Il nous faut, en plus des recommandations faites en fin de rapport, auxquelles je souscris, trois recommandations supplémentaires :

Veiller à la mise en place d’outils statistiques fiables, nous permettant d’évaluer les politiques publiques que nos lois aident à mettre en œuvre.

Proposer l’installation de comités d’usagers dans tous les services publics, de sorte que la parole citoyenne puisse être régulièrement entendue.

Porter des budgets en rapport avec les besoins identifiés, et sans doute aussi, travailler à la différenciation des aides selon les territoires. La Seine-Saint-Denis doit être identifiée dans sa spécificité et les domaines régaliens de la police et de la justice exigent très certainement une action distincte de celle qui peut être mise en place dans un environnement différent, avec une stratégie de ressources humaines différente.

L’évaluation parlementaire des politiques publiques de l’Etat doit aboutir à la restauration de l’action publique si besoin. Cette approche d’ensemble de l’action de l’Etat comportant le ressenti des citoyens relève bien du mandat de député ; celui-ci doit trouver sa place dans les territoires, au cœur des administrations, des citoyens, des services publics et constituer un aiguillon salutaire de l’action du Gouvernement.

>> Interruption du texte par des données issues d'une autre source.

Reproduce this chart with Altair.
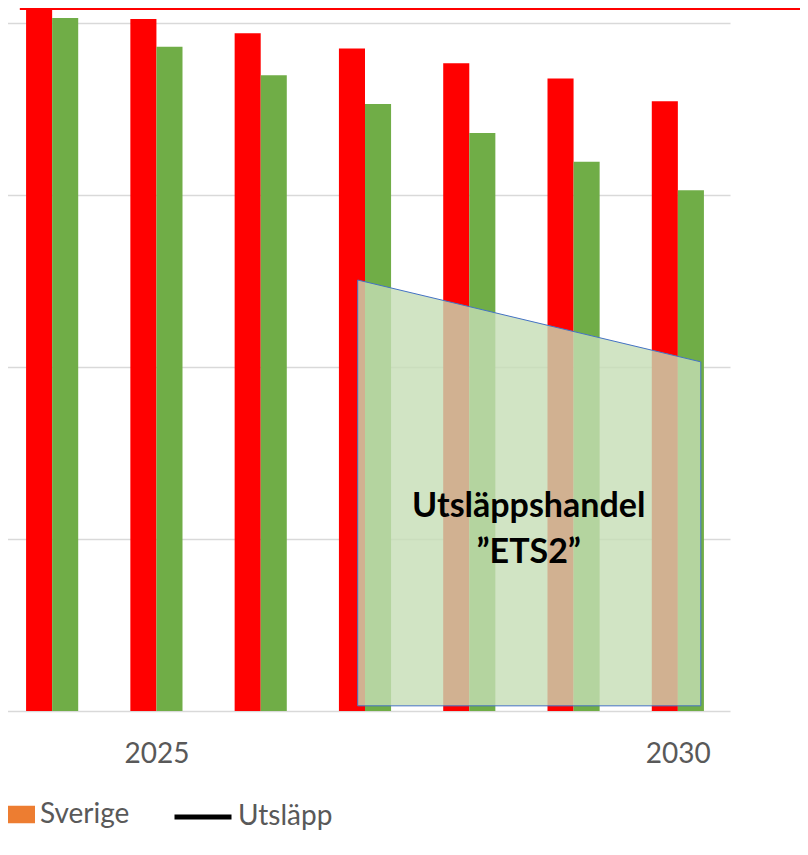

Nos deux rapporteurs concluent sur des méthodes d’évaluation qu’ils présentent comme différentes. Elles me paraissent au contraire complémentaires, avec comme fil rouge, le questionnement du citoyen au regard des actions menées par l’Etat et résultant souvent de dispositions législatives que nous avons prises en son temps.

Je salue enfin la mise en place d’une mission de suivi. C’est en accompagnant un rapport dans la continuité que l’on peut faire progresser une situation. A sa lecture, le rapport démontre que la Seine-Saint-Denis en a besoin ; comme d’autres territoires, qui attendent des démarches similaires.

Cette évaluation est donc au cœur de nos questionnements. Il dit l’importance de la représentation nationale qui co-construit la loi avec l’Etat et les citoyens et en vérifie l’application."